_INSTRUCTION_
Look through the data below. Collect every line where the word "chart" occurs.

_SOURCE MATERIAL_
◆ ◆ ◆ ◆ ◆

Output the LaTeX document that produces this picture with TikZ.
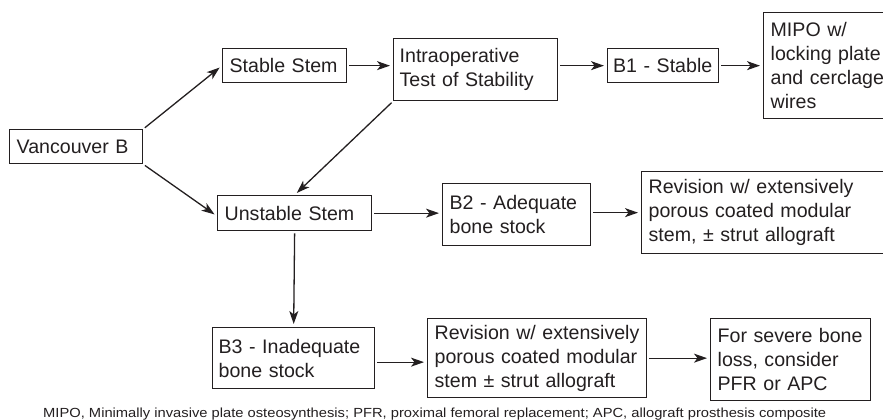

◆ ◆ ◆ ◆ ◆

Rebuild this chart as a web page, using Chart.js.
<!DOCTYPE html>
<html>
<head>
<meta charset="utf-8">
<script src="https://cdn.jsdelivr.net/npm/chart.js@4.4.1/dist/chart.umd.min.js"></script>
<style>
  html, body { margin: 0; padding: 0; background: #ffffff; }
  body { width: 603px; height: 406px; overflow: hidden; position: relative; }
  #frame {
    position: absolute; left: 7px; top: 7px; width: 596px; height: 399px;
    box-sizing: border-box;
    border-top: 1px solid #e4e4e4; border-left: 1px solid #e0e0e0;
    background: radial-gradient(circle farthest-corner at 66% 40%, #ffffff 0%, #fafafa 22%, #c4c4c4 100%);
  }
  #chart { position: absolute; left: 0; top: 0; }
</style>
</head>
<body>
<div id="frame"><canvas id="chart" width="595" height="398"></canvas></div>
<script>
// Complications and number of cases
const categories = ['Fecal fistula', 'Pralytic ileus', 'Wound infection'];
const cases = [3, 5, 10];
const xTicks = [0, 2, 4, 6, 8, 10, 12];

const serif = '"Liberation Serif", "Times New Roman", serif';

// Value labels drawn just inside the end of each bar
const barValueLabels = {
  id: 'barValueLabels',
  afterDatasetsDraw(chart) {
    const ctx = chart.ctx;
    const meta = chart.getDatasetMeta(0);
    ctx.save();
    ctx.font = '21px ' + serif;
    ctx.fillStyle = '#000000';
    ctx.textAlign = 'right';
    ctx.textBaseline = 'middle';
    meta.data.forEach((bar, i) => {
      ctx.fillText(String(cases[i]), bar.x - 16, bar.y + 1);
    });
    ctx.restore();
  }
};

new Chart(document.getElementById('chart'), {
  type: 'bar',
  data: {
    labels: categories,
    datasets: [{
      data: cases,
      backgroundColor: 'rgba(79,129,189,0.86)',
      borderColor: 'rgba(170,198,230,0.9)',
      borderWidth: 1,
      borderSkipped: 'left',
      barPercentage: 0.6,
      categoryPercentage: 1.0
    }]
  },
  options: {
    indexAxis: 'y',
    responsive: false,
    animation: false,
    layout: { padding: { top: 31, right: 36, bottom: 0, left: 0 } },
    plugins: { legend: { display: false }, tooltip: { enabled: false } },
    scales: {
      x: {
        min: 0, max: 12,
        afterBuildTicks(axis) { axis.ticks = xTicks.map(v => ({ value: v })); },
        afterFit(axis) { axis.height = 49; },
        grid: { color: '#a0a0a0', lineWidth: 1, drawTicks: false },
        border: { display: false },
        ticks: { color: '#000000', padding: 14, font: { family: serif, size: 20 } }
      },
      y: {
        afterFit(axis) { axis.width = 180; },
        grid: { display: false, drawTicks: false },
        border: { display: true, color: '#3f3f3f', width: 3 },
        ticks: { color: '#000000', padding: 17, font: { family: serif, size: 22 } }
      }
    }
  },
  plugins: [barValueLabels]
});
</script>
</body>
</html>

◆ ◆ ◆ ◆ ◆

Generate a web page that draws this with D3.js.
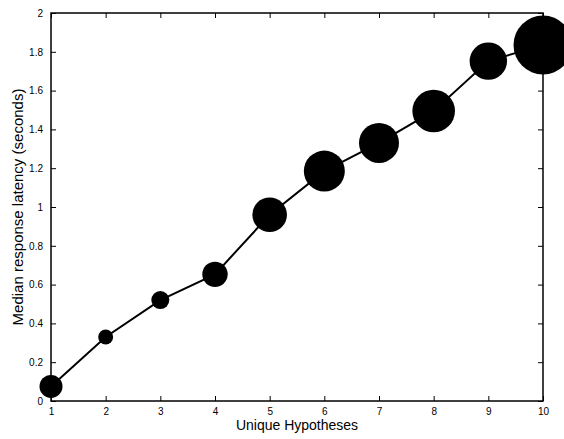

◆ ◆ ◆ ◆ ◆

_WORKED ANSWER_
Rebuild this chart as a web page, using Chart.js.
<script src="https://cdn.jsdelivr.net/npm/chart.js@4.4.1/dist/chart.umd.min.js"></script>
  #chart { position: absolute; left: 0; top: 0; }
<div id="frame"><canvas id="chart" width="595" height="398"></canvas></div>
  afterDatasetsDraw(chart) {
    const ctx = chart.ctx;
    const meta = chart.getDatasetMeta(0);
new Chart(document.getElementById('chart'), {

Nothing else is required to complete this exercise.